The trust document also names beneficiaries. These are the people or entities that will receive the assets held within the trust at some point in the future. This often occurs after you pass away, but trusts can distribute assets at any time.

Many people confuse trusts and wills, but they are very different. A trust can be used to pass on assets at any time while a will only takes effect after you die. Wills are also overseen by the courts through probate while certain trusts may not go through probate if you establish them properly.

Family trusts

A family trust is a trust typically used to pass assets on to family members rather than other people. It isn't a specific type of trust beyond defining who the assets go to. Family trusts can come in different types, such as revocable and irrevocable trusts.

Revocable vs. irrevocable trusts

A revocable trust allows the grantor to make changes to it after it is put into effect. The assets in a revocable trust are still essentially owned and controlled by the grantor. This means they aren't protected from lawsuits or lenders.

An irrevocable trust generally doesn't allow the grantor to make many changes after it is established. The assets are placed in the trust's name and are no longer owned by the grantor. This can protect the assets from lawsuits and creditors.

How are family trusts taxed?

The taxation of family trusts can be complex. It's always a good idea to consult a tax professional to determine how your specific family trust may be taxed.

Grantor trusts, where the grantor has control over the assets, generally require grantors to report all income from a trust on their own individual tax returns. Non-grantor trusts, on the other hand, work differently. Typically, the trust itself or its beneficiaries pay tax on taxable income.

Income kept in the trust is paid on a trust tax return using Form 1041. Income distributed to beneficiaries is reported to the beneficiaries by the trust using Form K-1. This form specifies how much of the distribution is a principal distribution, which generally isn't taxable, versus an interest, capital gains or other income distribution, which may be taxable.

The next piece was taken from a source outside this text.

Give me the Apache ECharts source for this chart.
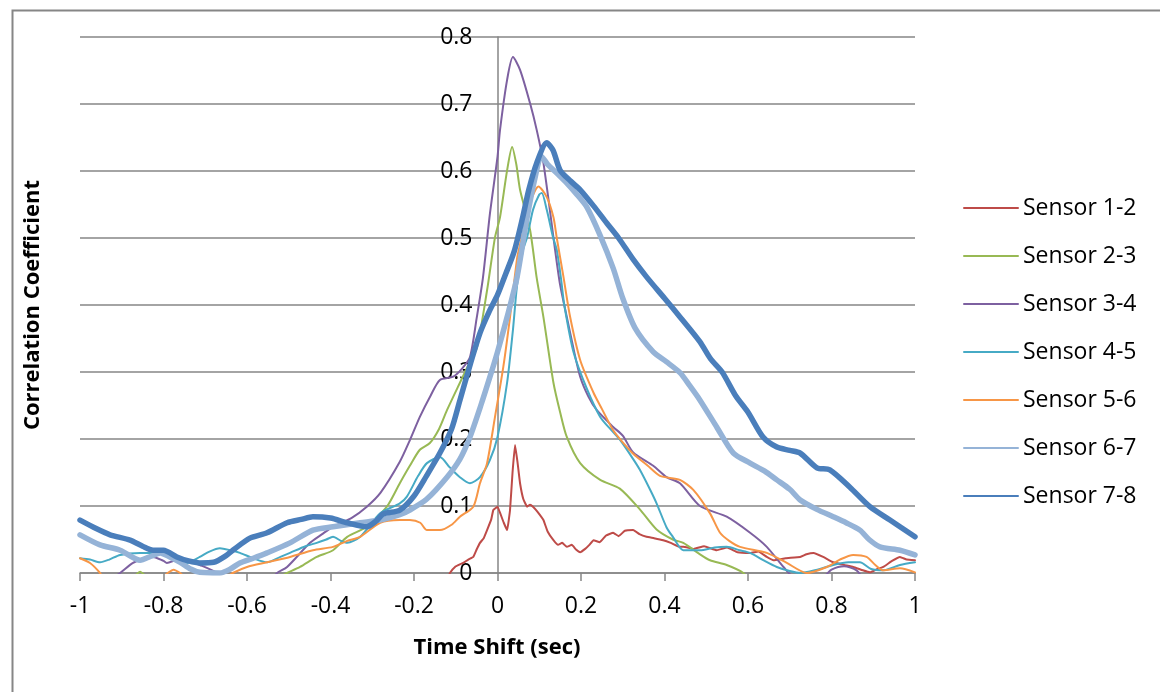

If a non-grantor trust has more than one beneficiary, the trust will divide the income between each beneficiary based on the terms of the trust. Then, it will issue a Form K-1 to each beneficiary specify each individual's portion of the income. Beneficiaries input information from Form K-1 into their personal tax returns.

Who benefits from family trusts?

An entire family can benefit from establishing a family trust. Family trusts can be beneficial for a few different reasons:

  • The grantor has peace of mind knowing their assets will be passed on as the trust specifies, potentially avoiding probate.
  • Properly constructed trusts that avoid probate can help beneficiaries squash any fighting over the grantor's assets.
  • Once assets get distributed from the trust to a beneficiary, the beneficiary can do whatever they want with the assets. They can transfer them to someone else if they want to. That said, the beneficiary is still responsible for the taxes owed on assets distributed to them, even if they give the assets to someone else.
  • A beneficiary may gift or sell their interest in a trust in some cases as well. They may only do so if the trust doesn't have a restriction prohibiting this. Selling your interest in a trust is a complex transaction that could have several tax consequences. It is best to consult a tax professional before making any decisions to determine what potential tax impacts you may face.
  • Family trusts can also help manage taxation. In general, wealthier individuals stand to gain the largest tax benefits by creating a family trust. By moving assets into a qualifying trust, you may be able to avoid paying some or all of the estate tax due on your estate when you pass away. This is only a challenge for the wealthiest individuals, though. In 2021, the estate tax exemption is $11,700,000 per person. If your taxable estate value falls under this exemption amount, your estate doesn't have to pay the estate tax.

Creating a family trust and the tax implications you may encounter is highly dependent on your individual situation. Laws concerning trusts may vary from state to state, as well. Consult an estate planning attorney or tax professional in your area to get advice specific to your circumstances.